Researchers envision a fully sustainable New York City

Like former mayor Michael Bloomberg, a group of researchers envision a sustainable New York City -- with bikes, planting new trees, reducing citywide greenhouse gas emissions -- but that's where the similarities end.

In a bold new "thought-experiment," the Terreform Center for Advanced Urban Research, a multidisciplinary non-profit organization, tried to envision a fully sustainable New York City, with entire streets and avenues converted into greenways and farms.

In a city with nearly 8.3 million residents, 4 million acres of food-producing land -- roughly the size of Connecticut -- is required to feed their appetites annually. Combined with carbon emissions from transporting the food -- these so-called "food miles" -- it's no wonder why some studies list food production as the one of the leading contributors to climate change.

The team involved in the New York City (Steady) State project was headed by Michael Sorkin. They chose New York City as the focus of the project as it is both dense and largely built-out, which present very particular challenges. Sorkin, a professor of architecture and director of the Graduate Urban Design Program at the City College of New York, says that this project hopes to show what other cities can do when faced with similar obstacles.

"Our study means to have implications for all cities that are seeking to take greater responsibility for their impact on the planet," he told CBS News in an email. "We [also] believe that cities are logical increments of political organization, particularly in an era of indifferent multinationals and incompetent nation states."

Setting out to find if New York City can become self-sufficient within its current boundaries, the team repurposed present-day buildings as food production stations. Architectural renderings represent a seemingly utopian future, "using a combination of existing technologies, common sense and an inventive spirit of design," Sorkin said.

According to the project website, several paradigm shifts must occur in order for the city to be fully self-sufficient. Stressing economic independence and self-sufficiency, the team envisions this to happen through the creation of an inter-borough exchange of production networks, utilizing a variety of skyscraper farms for plants and animals, as well as reclaiming streets and city blocks to grow food.

According to the team's calculations, using these food production systems would allow the city to produce 2,500 calories for each person per day.

"While 100 [percent] autonomy is often impossible, unnecessary or impractical, we have looked for a series of 'sweet spots' that could be transformative and move us a long distance in the direction of greater sustainability," said Sorkin.

These so-called "sweet spots" could include using something as simple as window boxes to grow food; using the subways as freight; encompassing the territory with a 100-mile radius around the city; or perhaps even reusing the 19th-century Erie Canal for a statewide system, Sorkin explains in Aeoth Magazine.

The team has no real interest in seeing everything implemented exactly as they depicted it, assures Sorkin. This project is meant to serve as a encyclopedia of sorts -- one that includes the technology and morphology that can help shape the forms and futures of cities around the world.

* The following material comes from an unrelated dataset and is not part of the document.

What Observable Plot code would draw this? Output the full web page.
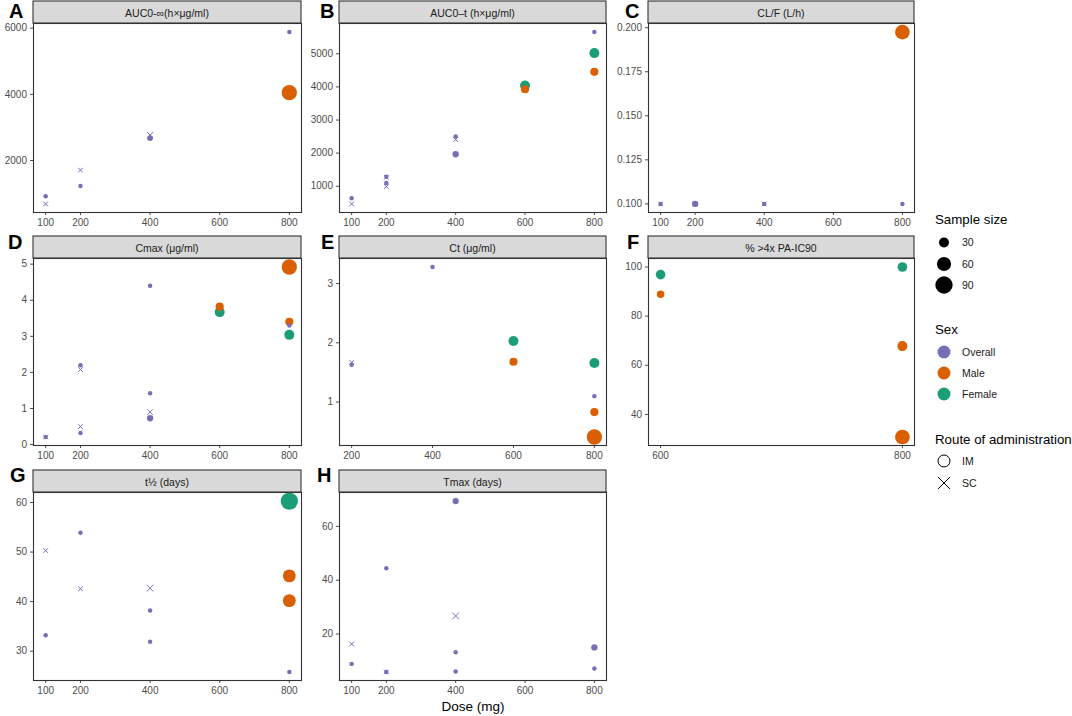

Rather than waiting for the ultimate solution to be implemented, Sorkin explains that cities already have the ability to shrink their carbon footprint now -- whether it be through constructing net-zero carbon buildings or better insulating buildings.

"We pride ourselves in suggesting no solutions that are outside technologies that are currently available," Sorkin says. "What's missing is the will to put them to appropriate use."

Still, he admits that the study is a work in progress.

"We're looking at a wide range of urban respiratory functions, including food, water, air, climate, movement, construction, energy, waste and manufacturing -- and have several years to run in the study," Sorkin explained. "While much of our work is both formally and politically visionary, it isn't rocket science and we think that there are [many] useful proposal embedded in it."